EXERCISE DIRECTIONS:
Find the lines containing the word "this" and copy every one of them.

-- START OF INFORMATION PROVIDED --

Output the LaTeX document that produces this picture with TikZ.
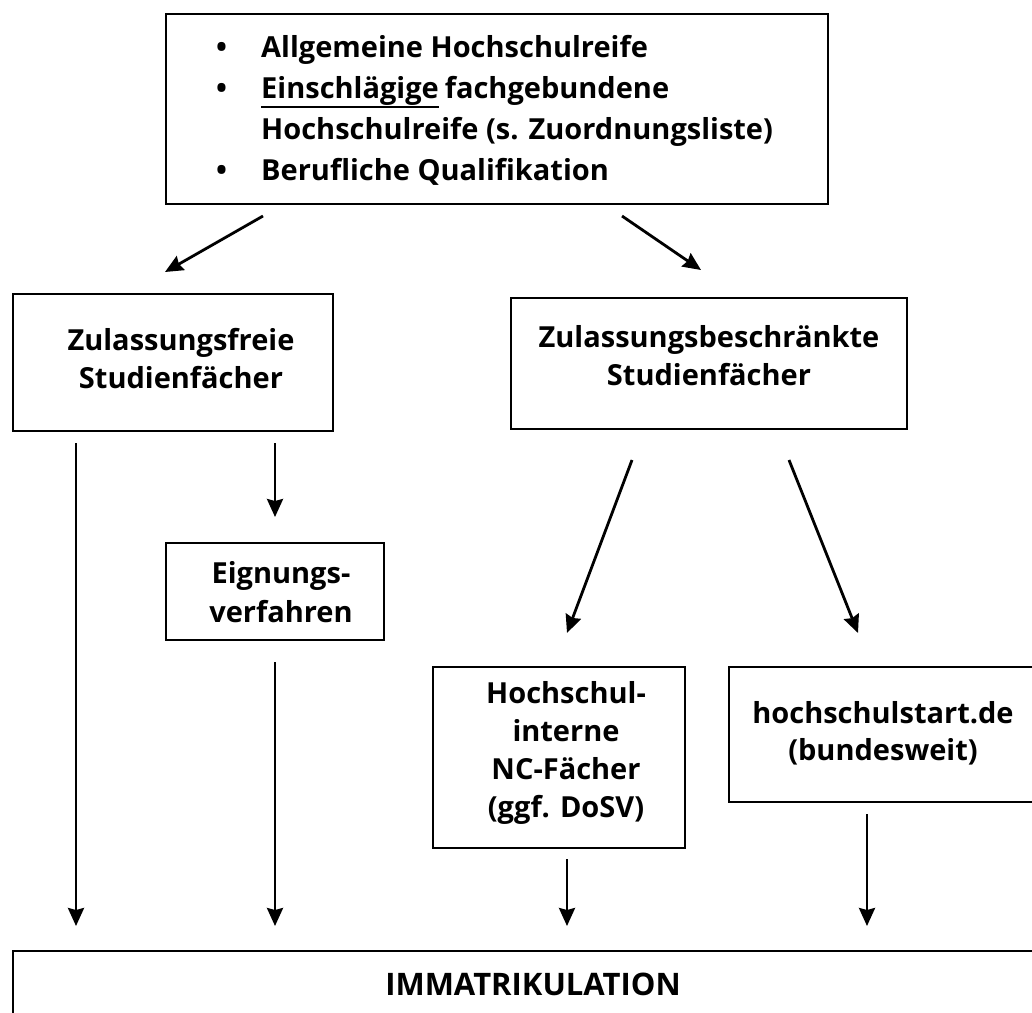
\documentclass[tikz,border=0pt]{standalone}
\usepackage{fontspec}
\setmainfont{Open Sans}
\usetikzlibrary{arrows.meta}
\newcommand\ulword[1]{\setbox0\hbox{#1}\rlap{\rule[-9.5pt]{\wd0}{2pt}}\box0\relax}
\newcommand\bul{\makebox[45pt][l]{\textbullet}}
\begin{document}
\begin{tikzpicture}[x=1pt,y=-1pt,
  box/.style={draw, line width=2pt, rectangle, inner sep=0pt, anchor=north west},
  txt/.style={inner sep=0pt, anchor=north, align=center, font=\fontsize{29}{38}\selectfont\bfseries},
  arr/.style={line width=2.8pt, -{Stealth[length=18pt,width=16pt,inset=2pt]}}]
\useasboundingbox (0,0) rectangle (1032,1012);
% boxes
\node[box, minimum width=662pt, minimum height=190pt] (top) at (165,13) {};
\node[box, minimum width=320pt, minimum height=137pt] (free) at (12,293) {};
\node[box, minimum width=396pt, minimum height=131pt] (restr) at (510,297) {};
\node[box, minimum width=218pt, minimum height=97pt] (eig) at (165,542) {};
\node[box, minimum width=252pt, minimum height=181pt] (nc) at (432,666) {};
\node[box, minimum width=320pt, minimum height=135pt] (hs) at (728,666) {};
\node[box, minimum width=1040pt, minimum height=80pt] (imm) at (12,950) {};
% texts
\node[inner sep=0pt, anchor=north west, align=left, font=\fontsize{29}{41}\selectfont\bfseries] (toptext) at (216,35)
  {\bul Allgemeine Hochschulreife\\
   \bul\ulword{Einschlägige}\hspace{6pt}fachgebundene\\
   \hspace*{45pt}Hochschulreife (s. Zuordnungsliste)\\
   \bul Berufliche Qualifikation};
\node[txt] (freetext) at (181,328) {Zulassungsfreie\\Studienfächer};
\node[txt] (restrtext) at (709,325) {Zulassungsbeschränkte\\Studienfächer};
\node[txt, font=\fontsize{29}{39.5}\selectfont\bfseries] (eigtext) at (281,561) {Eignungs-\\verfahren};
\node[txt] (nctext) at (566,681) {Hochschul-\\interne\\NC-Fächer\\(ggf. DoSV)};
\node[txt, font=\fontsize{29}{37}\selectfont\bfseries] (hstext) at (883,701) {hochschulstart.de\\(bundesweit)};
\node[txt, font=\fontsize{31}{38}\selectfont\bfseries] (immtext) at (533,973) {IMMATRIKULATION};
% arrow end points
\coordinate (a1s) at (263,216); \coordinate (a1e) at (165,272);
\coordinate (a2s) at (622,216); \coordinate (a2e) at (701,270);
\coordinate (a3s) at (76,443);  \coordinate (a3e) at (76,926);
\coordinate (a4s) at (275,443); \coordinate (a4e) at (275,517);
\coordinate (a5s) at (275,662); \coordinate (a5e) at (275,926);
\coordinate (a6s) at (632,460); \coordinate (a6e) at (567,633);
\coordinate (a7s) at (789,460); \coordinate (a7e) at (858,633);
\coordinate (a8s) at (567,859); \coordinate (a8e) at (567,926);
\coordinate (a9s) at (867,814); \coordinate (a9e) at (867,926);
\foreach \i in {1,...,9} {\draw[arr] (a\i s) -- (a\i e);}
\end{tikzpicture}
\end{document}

-- END OF INFORMATION PROVIDED --
-- START OF INFORMATION PROVIDED --

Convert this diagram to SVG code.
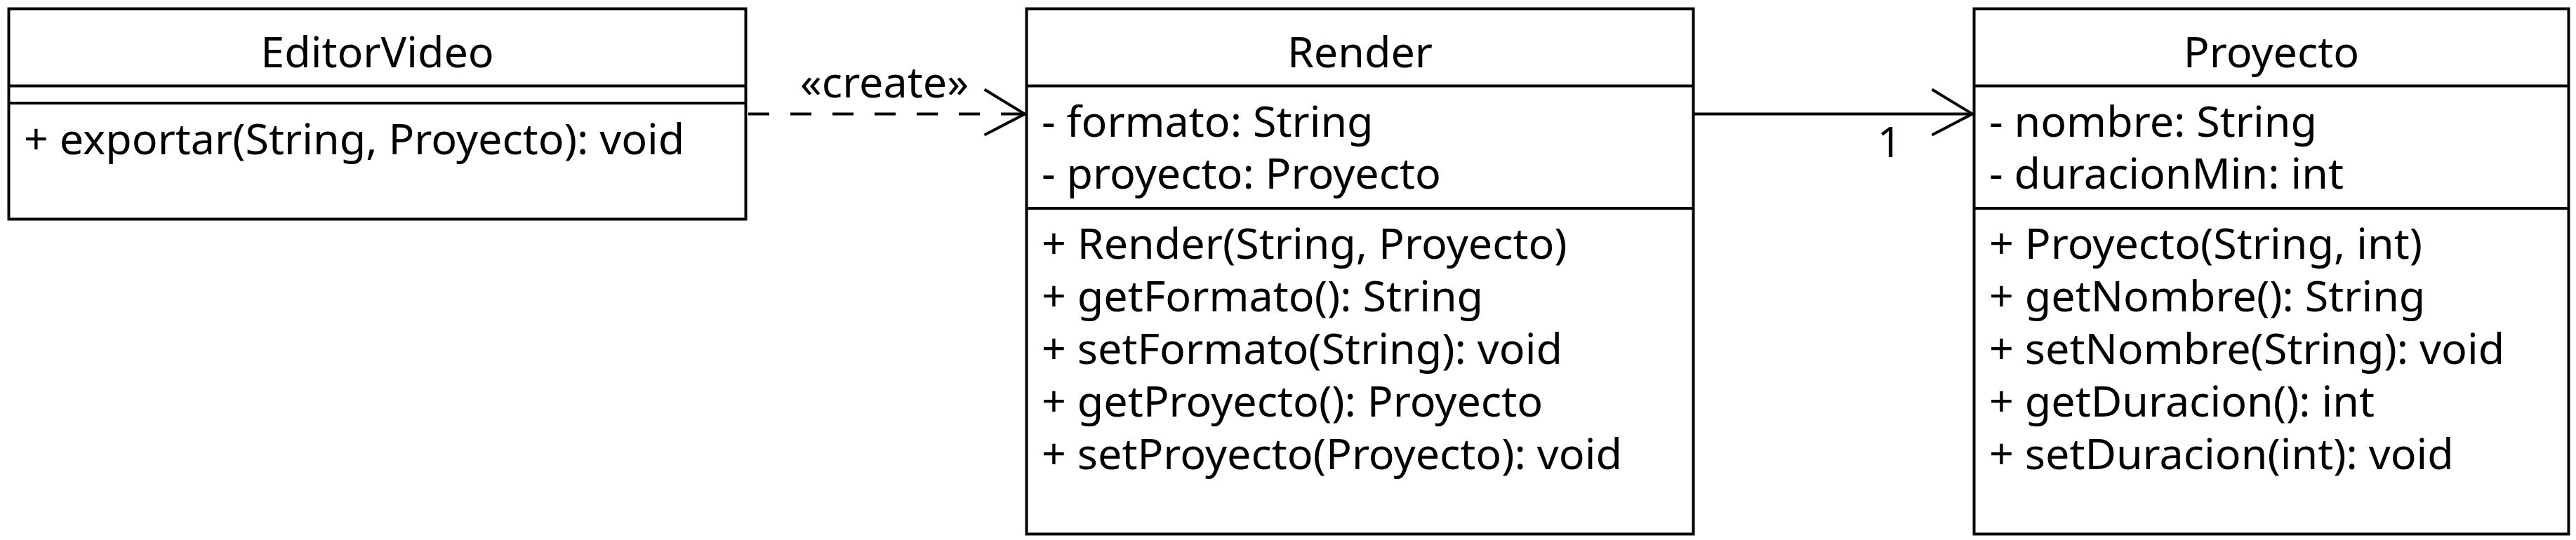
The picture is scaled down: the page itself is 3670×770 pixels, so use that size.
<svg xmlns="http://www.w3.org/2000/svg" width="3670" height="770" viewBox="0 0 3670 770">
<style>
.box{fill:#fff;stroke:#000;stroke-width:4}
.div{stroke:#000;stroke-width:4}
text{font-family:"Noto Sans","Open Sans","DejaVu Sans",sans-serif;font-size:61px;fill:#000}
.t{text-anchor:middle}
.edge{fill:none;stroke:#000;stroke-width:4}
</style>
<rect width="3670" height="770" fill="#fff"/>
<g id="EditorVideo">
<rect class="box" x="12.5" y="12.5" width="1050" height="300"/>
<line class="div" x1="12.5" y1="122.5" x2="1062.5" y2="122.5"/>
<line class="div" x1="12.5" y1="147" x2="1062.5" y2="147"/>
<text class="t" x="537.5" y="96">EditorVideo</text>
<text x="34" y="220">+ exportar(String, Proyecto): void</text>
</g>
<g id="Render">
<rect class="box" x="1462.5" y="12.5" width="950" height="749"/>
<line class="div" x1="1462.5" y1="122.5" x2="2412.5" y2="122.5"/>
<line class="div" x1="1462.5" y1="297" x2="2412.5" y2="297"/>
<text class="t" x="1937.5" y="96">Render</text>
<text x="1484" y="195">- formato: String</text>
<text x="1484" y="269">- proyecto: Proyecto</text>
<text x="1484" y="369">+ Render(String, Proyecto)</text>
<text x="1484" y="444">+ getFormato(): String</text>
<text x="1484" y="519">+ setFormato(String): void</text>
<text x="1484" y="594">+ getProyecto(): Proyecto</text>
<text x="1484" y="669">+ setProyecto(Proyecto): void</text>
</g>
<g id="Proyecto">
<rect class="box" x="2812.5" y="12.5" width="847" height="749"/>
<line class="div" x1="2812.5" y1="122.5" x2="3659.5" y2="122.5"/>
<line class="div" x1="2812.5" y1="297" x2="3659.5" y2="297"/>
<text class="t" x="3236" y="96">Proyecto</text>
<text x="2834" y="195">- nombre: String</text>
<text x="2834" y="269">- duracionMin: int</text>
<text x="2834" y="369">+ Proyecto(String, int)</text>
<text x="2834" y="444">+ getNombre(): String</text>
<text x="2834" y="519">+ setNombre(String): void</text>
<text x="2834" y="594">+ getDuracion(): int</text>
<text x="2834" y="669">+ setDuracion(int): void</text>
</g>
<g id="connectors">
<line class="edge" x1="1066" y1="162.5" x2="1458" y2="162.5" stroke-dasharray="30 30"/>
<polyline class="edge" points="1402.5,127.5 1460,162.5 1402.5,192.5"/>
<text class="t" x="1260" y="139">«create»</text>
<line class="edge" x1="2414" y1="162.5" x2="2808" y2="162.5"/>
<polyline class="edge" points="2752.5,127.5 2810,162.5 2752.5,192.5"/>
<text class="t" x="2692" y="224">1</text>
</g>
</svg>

-- END OF INFORMATION PROVIDED --

REPLY TO THE EXERCISE:
Output the LaTeX document that produces this picture with TikZ.
Convert this diagram to SVG code.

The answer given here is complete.